__Task to complete__: Everything in the data should be repeated exactly, save for the images.

::: Data to process :::

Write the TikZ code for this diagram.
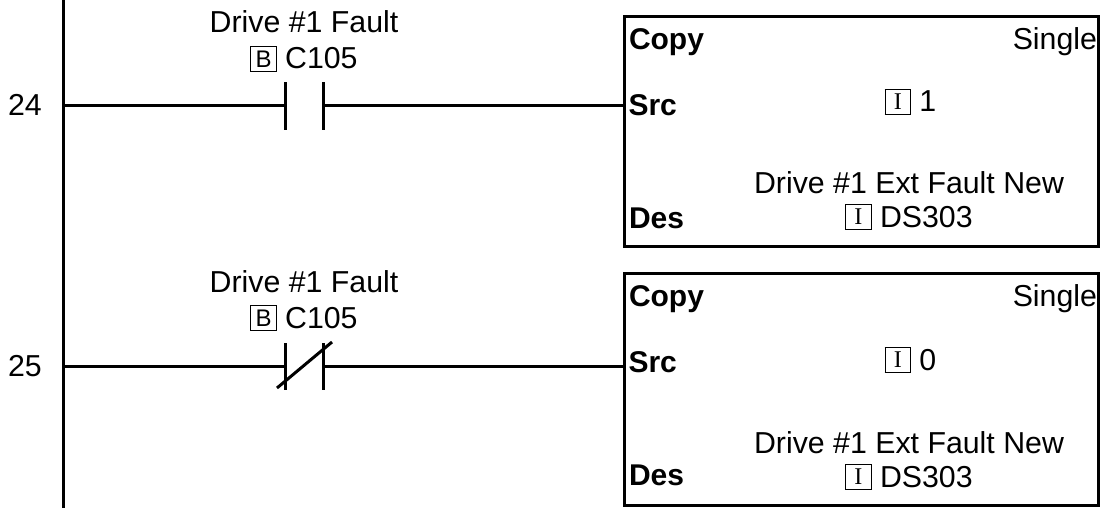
\documentclass[tikz,border=0pt]{standalone}
\usepackage{fontspec}
\usepackage{tikz}
\setmainfont{Liberation Sans}
\newfontfamily\tagfont{Liberation Serif}
\newcommand{\tagbox}[1]{\raisebox{-2pt}{\setlength{\fboxsep}{0pt}\setlength{\fboxrule}{0.9pt}\fbox{\vbox to 24.5pt{\vss\hbox to 24.5pt{\hss\fontsize{24}{24}\selectfont#1\hss}\vss}}}}

\begin{document}
\begin{tikzpicture}[x=1pt,y=-1pt,node distance=38pt,line width=3pt,outer sep=0pt,
plate/.style={draw=none,fill=black,inner sep=0pt,minimum width=3pt,minimum height=47pt},
block/.style={draw,inner sep=0pt,anchor=north west,minimum width=474.5pt},
txt/.style={inner sep=0pt,anchor=base,font=\fontsize{30.3}{30.3}\selectfont},
key/.style={inner sep=0pt,anchor=base west,font=\fontsize{30}{30}\selectfont\bfseries}]
\useasboundingbox (0,0) rectangle (1102,508);
\coordinate (railtop) at (63,0);
\coordinate (railbot) at (63,508);
\coordinate (rail24) at (63,106);
\coordinate (rail25) at (63,366);
\coordinate (slashA) at (277,388);
\coordinate (slashB) at (332,342);
\node[plate] (N1) at (285,106) {};
\node[plate, right of=N1] (N2) {};
\node[plate] (M1) at (285,366) {};
\node[plate, right of=M1] (M2) {};
\node[block, minimum height=229.7pt] (Copy1) at (624,17) {};
\node[block, minimum height=232pt] (Copy2) at (624,273.3) {};
\node[txt] (L24) at (25,116) {24};
\node[txt] (L25) at (25,376) {25};
\node[txt] (A1) at (304,33) {Drive \#1 Fault};
\node[txt] (A2) at (304,69) {\tagbox{B} C105};
\node[txt] (B1) at (304,292) {Drive \#1 Fault};
\node[txt] (B2) at (304,328) {\tagbox{B} C105};
\node[key] (C1) at (629,50) {Copy};
\node[key] (S1) at (628.5,116) {Src};
\node[key] (D1) at (629,228) {Des};
\node[key] (C2) at (629,306) {Copy};
\node[key] (S2) at (628.5,372) {Src};
\node[key] (D2) at (629,485) {Des};
\node[txt, anchor=base east] (T1) at (1097,50) {Single};
\node[txt, anchor=base east] (T2) at (1097,306) {Single};
\node[txt] (V1) at (910.5,112) {\tagbox{\tagfont I} 1};
\node[txt] (V2) at (910.5,370) {\tagbox{\tagfont I} 0};
\node[txt] (E1) at (909,193) {Drive \#1 Ext Fault New};
\node[txt] (F1) at (909,227) {\tagbox{\tagfont I} DS303};
\node[txt] (E2) at (909,453) {Drive \#1 Ext Fault New};
\node[txt] (F2) at (909,487) {\tagbox{\tagfont I} DS303};
\path[draw]
(railtop) edge (railbot)
(rail24) edge (N1)
(N2) edge (N2 -| Copy1.west)
(rail25) edge (M1)
(M2) edge (M2 -| Copy2.west)
(slashA) edge (slashB);
\end{tikzpicture}
\end{document}
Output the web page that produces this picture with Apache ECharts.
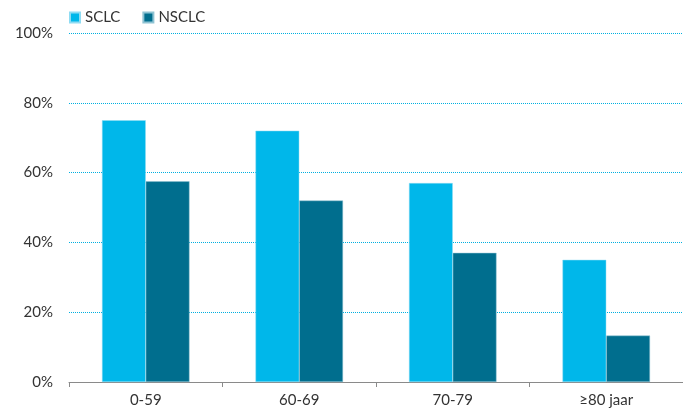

:::

__Exercise response__:
Write the TikZ code for this diagram.
\documentclass[tikz,border=0pt]{standalone}
\usepackage{fontspec}
\usepackage{tikz}
\setmainfont{Liberation Sans}
\newfontfamily\tagfont{Liberation Serif}
\newcommand{\tagbox}[1]{\raisebox{-2pt}{\setlength{\fboxsep}{0pt}\setlength{\fboxrule}{0.9pt}\fbox{\vbox to 24.5pt{\vss\hbox to 24.5pt{\hss\fontsize{24}{24}\selectfont#1\hss}\vss}}}}

\begin{document}
\begin{tikzpicture}[x=1pt,y=-1pt,node distance=38pt,line width=3pt,outer sep=0pt,
plate/.style={draw=none,fill=black,inner sep=0pt,minimum width=3pt,minimum height=47pt},
block/.style={draw,inner sep=0pt,anchor=north west,minimum width=474.5pt},
txt/.style={inner sep=0pt,anchor=base,font=\fontsize{30.3}{30.3}\selectfont},
key/.style={inner sep=0pt,anchor=base west,font=\fontsize{30}{30}\selectfont\bfseries}]
\useasboundingbox (0,0) rectangle (1102,508);
\coordinate (railtop) at (63,0);
\coordinate (railbot) at (63,508);
\coordinate (rail24) at (63,106);
\coordinate (rail25) at (63,366);
\coordinate (slashA) at (277,388);
\coordinate (slashB) at (332,342);
\node[plate] (N1) at (285,106) {};
\node[plate, right of=N1] (N2) {};
\node[plate] (M1) at (285,366) {};
\node[plate, right of=M1] (M2) {};
\node[block, minimum height=229.7pt] (Copy1) at (624,17) {};
\node[block, minimum height=232pt] (Copy2) at (624,273.3) {};
\node[txt] (L24) at (25,116) {24};
\node[txt] (L25) at (25,376) {25};
\node[txt] (A1) at (304,33) {Drive \#1 Fault};
\node[txt] (A2) at (304,69) {\tagbox{B} C105};
\node[txt] (B1) at (304,292) {Drive \#1 Fault};
\node[txt] (B2) at (304,328) {\tagbox{B} C105};
\node[key] (C1) at (629,50) {Copy};
\node[key] (S1) at (628.5,116) {Src};
\node[key] (D1) at (629,228) {Des};
\node[key] (C2) at (629,306) {Copy};
\node[key] (S2) at (628.5,372) {Src};
\node[key] (D2) at (629,485) {Des};
\node[txt, anchor=base east] (T1) at (1097,50) {Single};
\node[txt, anchor=base east] (T2) at (1097,306) {Single};
\node[txt] (V1) at (910.5,112) {\tagbox{\tagfont I} 1};
\node[txt] (V2) at (910.5,370) {\tagbox{\tagfont I} 0};
\node[txt] (E1) at (909,193) {Drive \#1 Ext Fault New};
\node[txt] (F1) at (909,227) {\tagbox{\tagfont I} DS303};
\node[txt] (E2) at (909,453) {Drive \#1 Ext Fault New};
\node[txt] (F2) at (909,487) {\tagbox{\tagfont I} DS303};
\path[draw]
(railtop) edge (railbot)
(rail24) edge (N1)
(N2) edge (N2 -| Copy1.west)
(rail25) edge (M1)
(M2) edge (M2 -| Copy2.west)
(slashA) edge (slashB);
\end{tikzpicture}
\end{document}
Output the web page that produces this picture with Apache ECharts.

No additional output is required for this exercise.